Есть ли у тебя там, где ты сейчас, собака? А где ты сейчас? Вальмон — так звали героя жестокой, холодной и умной книги: Лакло «Liaisons dangeureuses»,[451] которая у нас в России — не могу понять почему, нравственнейшая книга! — была запрещена наравне с мемуарами Казаковы (которого страстно люблю!). Я написала в Прагу, мне должны прислать мои две драматические поэмы (все же не драмы, по-моему): «Приключение» (Генриетта, помнишь? самое прекрасное из его приключений, которое вовсе не приключение, — единственное, которое не приключение) и «Феникс» — конец Казановы.[452] Герцог, 75 лет, одинокий, бедный, старомодный, осмеянный. Его последняя любовь. 75 лет — 13 лет. Это ты должен прочесть, это легко понять (я имею в виду язык). И — не удивляйся — это написано моей германской, не французской душой.
Касаемся друг друга. Чем? Крылами…
Райнер, Райнер, ты сказал мне это, не зная меня, как слепой (зрячий!) — наугад. (Лучшие стрелки — слепые!)
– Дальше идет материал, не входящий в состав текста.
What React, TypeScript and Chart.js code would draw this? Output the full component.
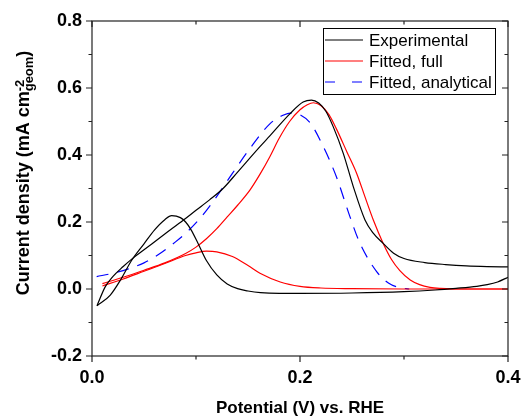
import React, { useEffect, useRef } from 'react';
import { Chart, registerables } from 'chart.js';

Chart.register(...registerables);

const FONT = "'Liberation Sans', Arial, Helvetica, sans-serif";

// ---------- data ----------
// Experimental CV: forward (anodic) branch, low -> high potential
const expForwardV = [0.0048, 0.0176, 0.028, 0.038, 0.05, 0.06, 0.07, 0.0766, 0.085, 0.09, 0.095, 0.102, 0.11, 0.12, 0.13, 0.14, 0.15, 0.162, 0.18, 0.2, 0.25, 0.3, 0.33, 0.35, 0.37, 0.38, 0.39, 0.4];
const expForwardJ = [-0.05, -0.018, 0.03, 0.085, 0.135, 0.176, 0.207, 0.219, 0.213, 0.2, 0.178, 0.136, 0.085, 0.042, 0.015, 0.001, -0.006, -0.011, -0.013, -0.013, -0.012, -0.008, -0.003, 0.002, 0.008, 0.013, 0.021, 0.035];
// Experimental CV: return branch (listed low -> high potential)
const expReturnV = [0.0048, 0.0128, 0.02, 0.03, 0.0385, 0.05, 0.07, 0.088, 0.1, 0.113, 0.126, 0.14, 0.1615, 0.171, 0.19, 0.203, 0.211, 0.218, 0.225, 0.232, 0.2416, 0.2513, 0.2625, 0.27, 0.28, 0.29, 0.3, 0.32, 0.34, 0.36, 0.38, 0.4];
const expReturnJ = [-0.05, 0.007, 0.037, 0.067, 0.09, 0.117, 0.164, 0.206, 0.235, 0.266, 0.3, 0.349, 0.425, 0.457, 0.522, 0.558, 0.564, 0.555, 0.53, 0.484, 0.405, 0.305, 0.206, 0.168, 0.136, 0.107, 0.091, 0.079, 0.073, 0.069, 0.067, 0.066];

// Fitted, full: branch with the large peak
const fitFullMainV = [0.01, 0.03, 0.05, 0.07, 0.09, 0.1, 0.11, 0.12, 0.13, 0.14, 0.152, 0.162, 0.171, 0.18, 0.19, 0.2, 0.207, 0.2128, 0.22, 0.228, 0.235, 0.245, 0.2545, 0.2625, 0.2705, 0.28, 0.288, 0.296, 0.306, 0.315, 0.325, 0.335, 0.36, 0.4];
const fitFullMainJ = [0.016, 0.035, 0.056, 0.078, 0.106, 0.125, 0.15, 0.18, 0.215, 0.25, 0.296, 0.345, 0.395, 0.45, 0.5, 0.535, 0.55, 0.556, 0.548, 0.52, 0.478, 0.41, 0.345, 0.275, 0.206, 0.136, 0.088, 0.055, 0.027, 0.013, 0.005, 0.002, 0.0, 0.0];
// Fitted, full: branch with the small peak
const fitFullSmallV = [0.01, 0.03, 0.05, 0.07, 0.09, 0.1, 0.11, 0.12, 0.135, 0.15, 0.1615, 0.181, 0.2, 0.22, 0.25, 0.3, 0.4];
const fitFullSmallJ = [0.009, 0.03, 0.053, 0.076, 0.1, 0.108, 0.113, 0.111, 0.097, 0.07, 0.047, 0.021, 0.008, 0.003, 0.001, 0.0, 0.0];

// Fitted, analytical
const fitAnaV = [0.0045, 0.02, 0.035, 0.05, 0.065, 0.08, 0.092, 0.105, 0.115, 0.123, 0.135, 0.152, 0.171, 0.183, 0.192, 0.2, 0.21, 0.2224, 0.235, 0.248, 0.2577, 0.2737, 0.285, 0.296, 0.305];
const fitAnaJ = [0.037, 0.047, 0.06, 0.078, 0.105, 0.14, 0.172, 0.215, 0.255, 0.29, 0.345, 0.42, 0.493, 0.518, 0.526, 0.52, 0.495, 0.425, 0.335, 0.216, 0.136, 0.052, 0.018, 0.004, 0.0];

const xTicks = [0, 0.1, 0.2, 0.3, 0.4];
const yTicks = [-0.2, -0.1, 0, 0.1, 0.2, 0.3, 0.4, 0.5, 0.6, 0.7, 0.8];
const legendLabels = ['Experimental', 'Fitted, full', 'Fitted, analytical'];
const xTitle = 'Potential (V) vs. RHE';
const yTitleMain = 'Current density (mA cm';
const yTitleSup = '-2';
const yTitleSub = 'geom';

const BLACK = '#000000';
const RED = '#ff0000';
const BLUE = '#0000ff';
const DASH = [12, 9];

const isMajor = (v: number) => Math.abs(Math.round(v * 10)) % 2 === 0;

export default function App() {
  const ref = useRef<HTMLCanvasElement>(null);

  useEffect(() => {
    if (!ref.current) return;
    const pts = (xs: number[], ys: number[]) => xs.map((x, i) => ({ x, y: ys[i] }));
    const ds = (xs: number[], ys: number[], color: string, dash: number[] = []) => ({
      data: pts(xs, ys),
      borderColor: color,
      backgroundColor: color,
      borderWidth: 1.2,
      borderDash: dash,
      pointRadius: 0,
      showLine: true,
      fill: false,
      cubicInterpolationMode: 'monotone',
    });

    const decor = {
      id: 'decor',
      afterDraw(chart: any) {
        const ctx = chart.ctx as CanvasRenderingContext2D;
        const { left, right, top, bottom } = chart.chartArea;
        const xs = chart.scales.x;
        const ys = chart.scales.y;
        ctx.save();
        // frame
        ctx.strokeStyle = '#222';
        ctx.lineWidth = 1.2;
        ctx.setLineDash([]);
        ctx.strokeRect(left, top, right - left, bottom - top);
        // ticks
        ctx.beginPath();
        yTicks.forEach((v) => {
          const p = ys.getPixelForValue(v);
          const len = isMajor(v) ? 6 : 3.5;
          ctx.moveTo(left, p);
          ctx.lineTo(left - len, p);
          ctx.moveTo(right, p);
          ctx.lineTo(right - len, p);
        });
        xTicks.forEach((v) => {
          const p = xs.getPixelForValue(v);
          const len = isMajor(v) ? 6 : 3.5;
          ctx.moveTo(p, bottom);
          ctx.lineTo(p, bottom + len);
          ctx.moveTo(p, top);
          ctx.lineTo(p, top + len);
        });
        ctx.stroke();

        // x title
        ctx.fillStyle = '#000';
        ctx.font = `bold 17px ${FONT}`;
        ctx.textAlign = 'center';
        ctx.textBaseline = 'alphabetic';
        ctx.fillText(xTitle, (left + right) / 2, 413);

        // y title (rotated, with super/subscript)
        ctx.font = `bold 18px ${FONT}`;
        const w1 = ctx.measureText(yTitleMain).width;
        const w3 = ctx.measureText(')').width;
        ctx.font = `bold 13px ${FONT}`;
        const wSup = ctx.measureText(yTitleSup).width;
        const wSub = ctx.measureText(yTitleSub).width;
        const total = w1 + Math.max(wSup, wSub) + w3;
        ctx.translate(29, 173);
        ctx.rotate(-Math.PI / 2);
        ctx.textAlign = 'left';
        let x0 = -total / 2;
        ctx.font = `bold 18px ${FONT}`;
        ctx.fillText(yTitleMain, x0, 0);
        x0 += w1;
        ctx.font = `bold 13px ${FONT}`;
        ctx.fillText(yTitleSup, x0, -5);
        ctx.fillText(yTitleSub, x0, 4);
        x0 += Math.max(wSup, wSub);
        ctx.font = `bold 18px ${FONT}`;
        ctx.fillText(')', x0, 0);
        ctx.restore();

        // legend
        ctx.save();
        ctx.fillStyle = '#fff';
        ctx.fillRect(323, 28, 172, 66);
        ctx.strokeStyle = '#000';
        ctx.lineWidth = 1;
        ctx.strokeRect(323.5, 28.5, 172, 66);
        const rows = [40, 61, 82];
        const colors = [BLACK, RED, BLUE];
        rows.forEach((y, i) => {
          ctx.strokeStyle = colors[i];
          ctx.lineWidth = 1.2;
          ctx.setLineDash(i === 2 ? [10, 17] : []);
          ctx.beginPath();
          ctx.moveTo(325, y);
          ctx.lineTo(363, y);
          ctx.stroke();
          ctx.setLineDash([]);
          ctx.fillStyle = '#000';
          ctx.font = `17px ${FONT}`;
          ctx.textAlign = 'left';
          ctx.textBaseline = 'alphabetic';
          ctx.fillText(legendLabels[i], 369, y + 6);
        });
        ctx.restore();
      },
    };

    const tickFont = { family: FONT, size: 18, weight: 'bold' as const };
    const chart = new Chart(ref.current, {
      type: 'scatter',
      data: {
        datasets: [
          ds(expForwardV, expForwardJ, BLACK),
          ds(expReturnV, expReturnJ, BLACK),
          ds(fitFullMainV, fitFullMainJ, RED),
          ds(fitFullSmallV, fitFullSmallJ, RED),
          ds(fitAnaV, fitAnaJ, BLUE, DASH),
        ] as any,
      },
      options: {
        responsive: false,
        animation: false,
        events: [],
        layout: { padding: { top: 21, right: 0, left: 0, bottom: 0 } },
        plugins: { legend: { display: false }, tooltip: { enabled: false } },
        scales: {
          x: {
            type: 'linear',
            min: 0,
            max: 0.4,
            afterFit: (s: any) => {
              s.height = 60;
              s.paddingLeft = 0;
              s.paddingRight = 13;
            },
            afterBuildTicks: (s: any) => {
              s.ticks = xTicks.map((v) => ({ value: v }));
            },
            ticks: {
              callback: (v: any) => (isMajor(Number(v)) ? Number(v).toFixed(1) : ''),
              font: tickFont,
              color: '#000',
              padding: 11,
              maxRotation: 0,
              autoSkip: false,
            },
            grid: { display: false, drawTicks: false },
            border: { display: false },
          },
          y: {
            type: 'linear',
            min: -0.2,
            max: 0.8,
            afterFit: (s: any) => {
              s.width = 92;
              s.paddingTop = 0;
              s.paddingBottom = 0;
            },
            afterBuildTicks: (s: any) => {
              s.ticks = yTicks.map((v) => ({ value: v }));
            },
            ticks: {
              callback: (v: any) => (isMajor(Number(v)) ? Number(v).toFixed(1) : ''),
              font: tickFont,
              color: '#000',
              padding: 10,
              autoSkip: false,
            },
            grid: { display: false, drawTicks: false },
            border: { display: false },
          },
        },
      } as any,
      plugins: [decor],
    });
    return () => chart.destroy();
  }, []);

  return (
    <div style={{ position: 'absolute', left: 0, top: 0, width: 521, height: 416, background: '#fff' }}>
      <canvas ref={ref} width={521} height={416} style={{ display: 'block' }} />
    </div>
  );
}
Завтра — Вознесение Христово. Вознесение. Как хорошо! Небо при этом выглядит совсем как мой океан — с волнами. И Христос — возносится.
________
Только что пришло твое письмо. Моему пора отправляться.
Марина
St. Gilles-sur-Vie
Вознесение Христово,
13-го мая 1926
…перед ним не кичиться тебе проникновенностью чувства…[453]
Поэтому: чисто-человечески и очень скромно: Рильке-человек. Написав, запнулась. Люблю поэта, не человека. (Теперь ты, прочитав, запнулся.) Это звучит эстетски, т. е. бездушно, неодухотворенно (эстеты — те, у кого нет души, а только пять (часто меньше) острых чувств). Смею ли я выбирать? Когда я люблю, я не могу и не хочу выбирать (пошлое и ограниченное право!). Ты — уже абсолют. Пока же я не полюблю (не узнбю) тебя, я не смею выбирать, ибо не имею к тебе никакого отношения (не знаю твоего товара!).
Нет, Райнер, я не коллекционер, и человека Рильке, который еще больше поэта (как ни поверни — итог один: больше!), — ибо он несет поэта (рыцарь и конь: ВСАДНИК!), я люблю неотделимо от поэта.
Написав: Рильке-человек, я имела в виду того, кто живет, издает свои книги, кого любят, кто уже многим принадлежит и, наверное, устал от любви многих. — Я имела в виду лишь множество человеческих связей! Написав: Рильке-человек, я имела в виду то, где для меня нет места. Поэтому вся фраза о человеке и поэте — чистый отказ, отречение, чтоб ты не подумал, будто я хочу вторгнуться в твою жизнь, в твое время, в твой день (день трудов и общений), который раз навсегда расписан и распределен. Отказ — чтобы затем не стало больно: первое имя, первое число, с которыми сталкиваешься и которые отталкивают тебя. (Берегись — отказа!)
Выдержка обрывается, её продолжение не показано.